You then require them to show the untraceable credential each time they submit a message.


So the way this maintains anonymity is by not trying?

What you've described is a central authority architecture which is in charge of issuing the credentials. But we already have CA authorities that issue SSL certs. They're brittle to government influence, because it's impossible to know whether the government has acquired the secret keys. In your case it'd be impossible to know whether the hypothetical CA has stored your secret credential / whether they've told anyone your real identity.

Even if this model were to work, it wouldn't protect users from themselves. Here's a fascinating read about the problems of staying anonymous even in an environment with perfect anonymity guarantees: https://whonix.org/wiki/DoNot

For example, no anonymity network can protect against stylometry, so that's always a concern. I was also shocked to realize that something as simple as automated time synchronization will reveal your general location when using Tor, because your machine requests a time update for your specific timezone. You have to set your clock to UTC to avoid that. There are about two dozen other vectors by which you can accidentally reveal your true identity even when using a rock-solid protocol. Anyone who's interested in this should read the entirety of the Whonix wiki. In addition to being comprehensive, it's also a lot of fun to read.

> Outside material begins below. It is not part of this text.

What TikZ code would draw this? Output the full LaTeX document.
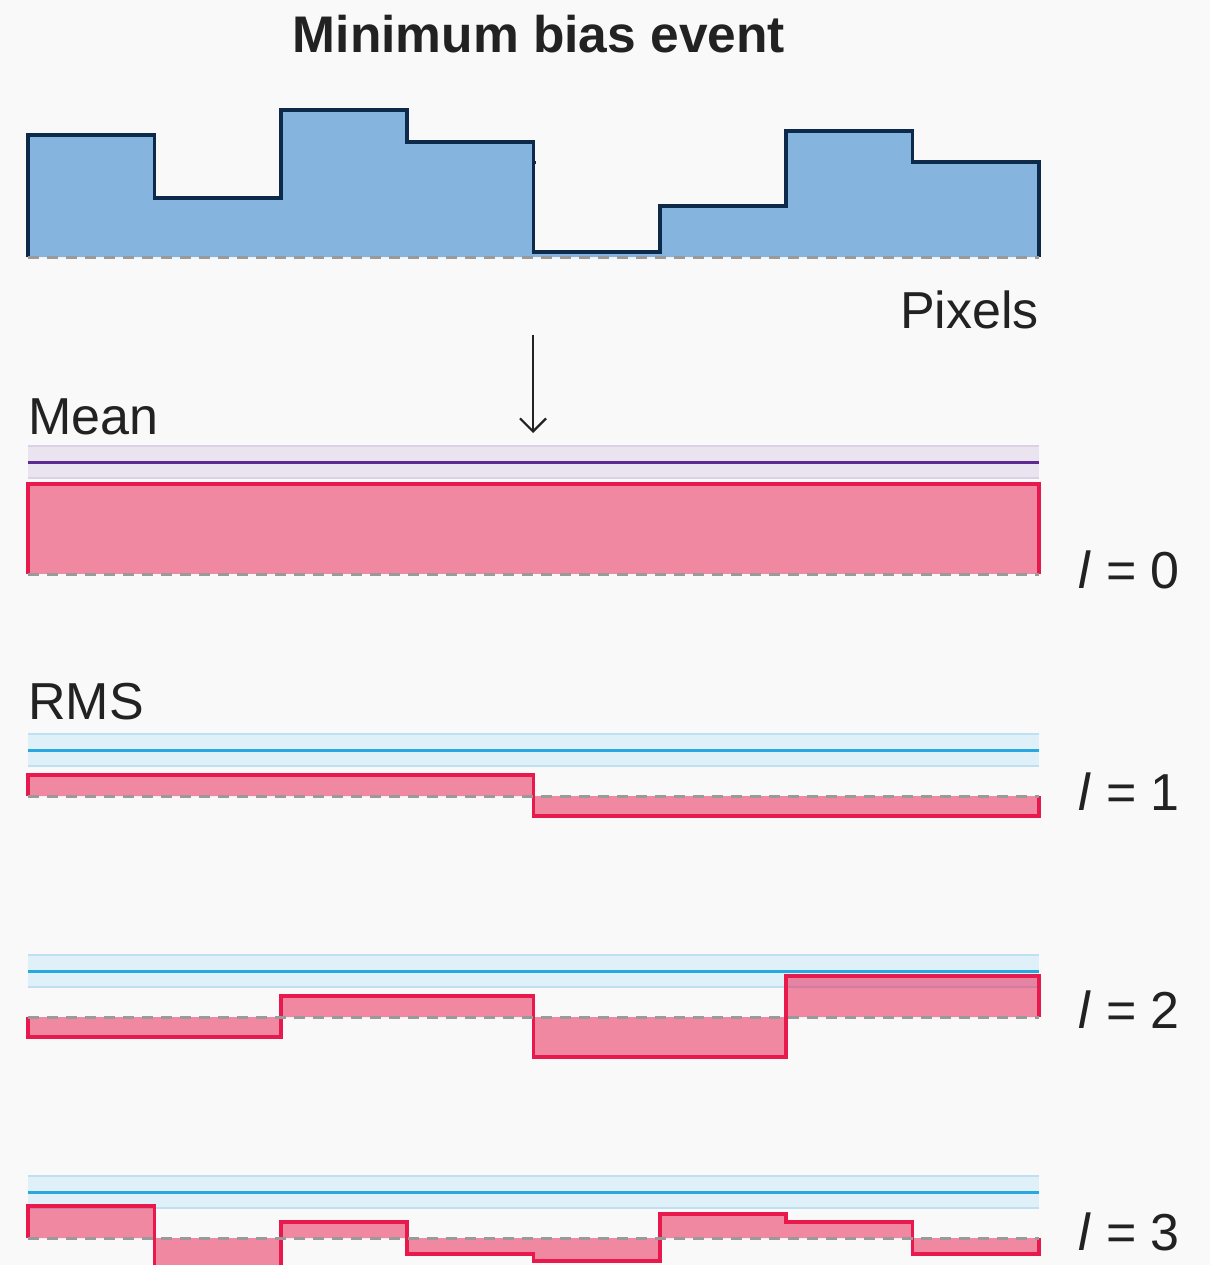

(Most of my comment was meandering and not really related to yours. It's just interesting how difficult perfect anonymity is. It's probably true to say that getting the tech implemented correctly is only a small fraction of the total amount of work required to be truly anonymous.)


I should clarify. The credentials are anonymous even given a malicious CA. This is a cryptographic guarantee assuming the Strong RSA assumption holds.

The only thing the CA can do is produce a list of people they issued credentials too.


So the problem I see with that solution is twofold:

* If there is a central authority collecting the information, then as far as Jeff the User knows, his information could be stored in plain text on a subpoenable hard disk by the central authority.

* If the information is verified by a set of moderators, then the moderators must be numerous enough that no single moderator could capture a substantial portion of the identity data. But to achieve that, the mod requirements would be low enough that an attacker could infiltrate their ranks and uncover the identities of users.


And then the next day the NSA forces the credential authority to give up all their information.

This is not a solution.


I don't know how Dissent does it. The only solution I can think of right now is to ask people to perform some time consuming human task before they can create an account. That would limit the scalability of any sock puppet creator and at the same time it could serve as payment for the service if that task is useful.